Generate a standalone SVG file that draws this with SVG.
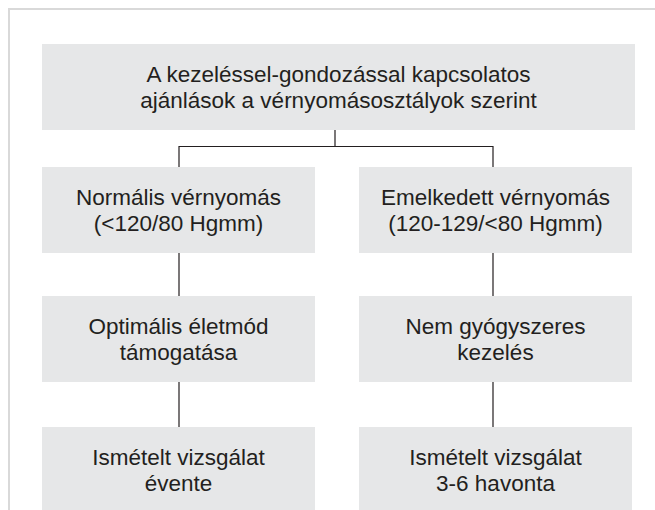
<svg xmlns="http://www.w3.org/2000/svg" width="655" height="510" viewBox="0 0 655 510">
<style>
.box{fill:#e6e7e8}
.t{font-family:"Liberation Sans",Arial,sans-serif;font-size:22.5px;fill:#231f20;text-anchor:middle}
.c{stroke:#231f20;stroke-width:1.2;fill:none}
.frame{stroke:#d9d9d9;stroke-width:2;fill:none}
</style>
<rect width="655" height="510" fill="#ffffff"/>
<path class="frame" d="M9 510 V9 H655"/>
<g id="connectors">
<path class="c" d="M335 130 V146.5 M179 167 V146.5 H493 V167"/>
<path class="c" d="M179 253 V296 M493 253 V296"/>
<path class="c" d="M179 382 V427 M493 382 V427"/>
</g>
<g id="top">
<rect class="box" x="42" y="44" width="593" height="86"/>
<text class="t" x="338.5" y="82">A kezeléssel-gondozással kapcsolatos</text>
<text class="t" x="338.5" y="108">ajánlások a vérnyomásosztályok szerint</text>
</g>
<g id="normal">
<rect class="box" x="42" y="167" width="273" height="86"/>
<text class="t" x="178.5" y="205">Normális vérnyomás</text>
<text class="t" x="178.5" y="231">(&lt;120/80 Hgmm)</text>
</g>
<g id="elevated">
<rect class="box" x="359" y="167" width="273" height="86"/>
<text class="t" x="495.5" y="205">Emelkedett vérnyomás</text>
<text class="t" x="495.5" y="231">(120-129/&lt;80 Hgmm)</text>
</g>
<g id="lifestyle">
<rect class="box" x="42" y="296" width="273" height="86"/>
<text class="t" x="178.5" y="334">Optimális életmód</text>
<text class="t" x="178.5" y="360">támogatása</text>
</g>
<g id="nondrug">
<rect class="box" x="359" y="296" width="273" height="86"/>
<text class="t" x="495.5" y="334">Nem gyógyszeres</text>
<text class="t" x="495.5" y="360">kezelés</text>
</g>
<g id="yearly">
<rect class="box" x="42" y="427" width="273" height="86"/>
<text class="t" x="178.5" y="465">Ismételt vizsgálat</text>
<text class="t" x="178.5" y="491">évente</text>
</g>
<g id="monthly">
<rect class="box" x="359" y="427" width="273" height="86"/>
<text class="t" x="495.5" y="465">Ismételt vizsgálat</text>
<text class="t" x="495.5" y="491">3-6 havonta</text>
</g>
</svg>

▸ **What needs to be done**:
Exclude the images and reproduce the remaining data exactly.

▸ **Output**:
Generate a standalone SVG file that draws this with SVG.
<svg xmlns="http://www.w3.org/2000/svg" width="655" height="510" viewBox="0 0 655 510">
<style>
.box{fill:#e6e7e8}
.t{font-family:"Liberation Sans",Arial,sans-serif;font-size:22.5px;fill:#231f20;text-anchor:middle}
.c{stroke:#231f20;stroke-width:1.2;fill:none}
.frame{stroke:#d9d9d9;stroke-width:2;fill:none}
</style>
<rect width="655" height="510" fill="#ffffff"/>
<path class="frame" d="M9 510 V9 H655"/>
<g id="connectors">
<path class="c" d="M335 130 V146.5 M179 167 V146.5 H493 V167"/>
<path class="c" d="M179 253 V296 M493 253 V296"/>
<path class="c" d="M179 382 V427 M493 382 V427"/>
</g>
<g id="top">
<rect class="box" x="42" y="44" width="593" height="86"/>
<text class="t" x="338.5" y="82">A kezeléssel-gondozással kapcsolatos</text>
<text class="t" x="338.5" y="108">ajánlások a vérnyomásosztályok szerint</text>
</g>
<g id="normal">
<rect class="box" x="42" y="167" width="273" height="86"/>
<text class="t" x="178.5" y="205">Normális vérnyomás</text>
<text class="t" x="178.5" y="231">(&lt;120/80 Hgmm)</text>
</g>
<g id="elevated">
<rect class="box" x="359" y="167" width="273" height="86"/>
<text class="t" x="495.5" y="205">Emelkedett vérnyomás</text>
<text class="t" x="495.5" y="231">(120-129/&lt;80 Hgmm)</text>
</g>
<g id="lifestyle">
<rect class="box" x="42" y="296" width="273" height="86"/>
<text class="t" x="178.5" y="334">Optimális életmód</text>
<text class="t" x="178.5" y="360">támogatása</text>
</g>
<g id="nondrug">
<rect class="box" x="359" y="296" width="273" height="86"/>
<text class="t" x="495.5" y="334">Nem gyógyszeres</text>
<text class="t" x="495.5" y="360">kezelés</text>
</g>
<g id="yearly">
<rect class="box" x="42" y="427" width="273" height="86"/>
<text class="t" x="178.5" y="465">Ismételt vizsgálat</text>
<text class="t" x="178.5" y="491">évente</text>
</g>
<g id="monthly">
<rect class="box" x="359" y="427" width="273" height="86"/>
<text class="t" x="495.5" y="465">Ismételt vizsgálat</text>
<text class="t" x="495.5" y="491">3-6 havonta</text>
</g>
</svg>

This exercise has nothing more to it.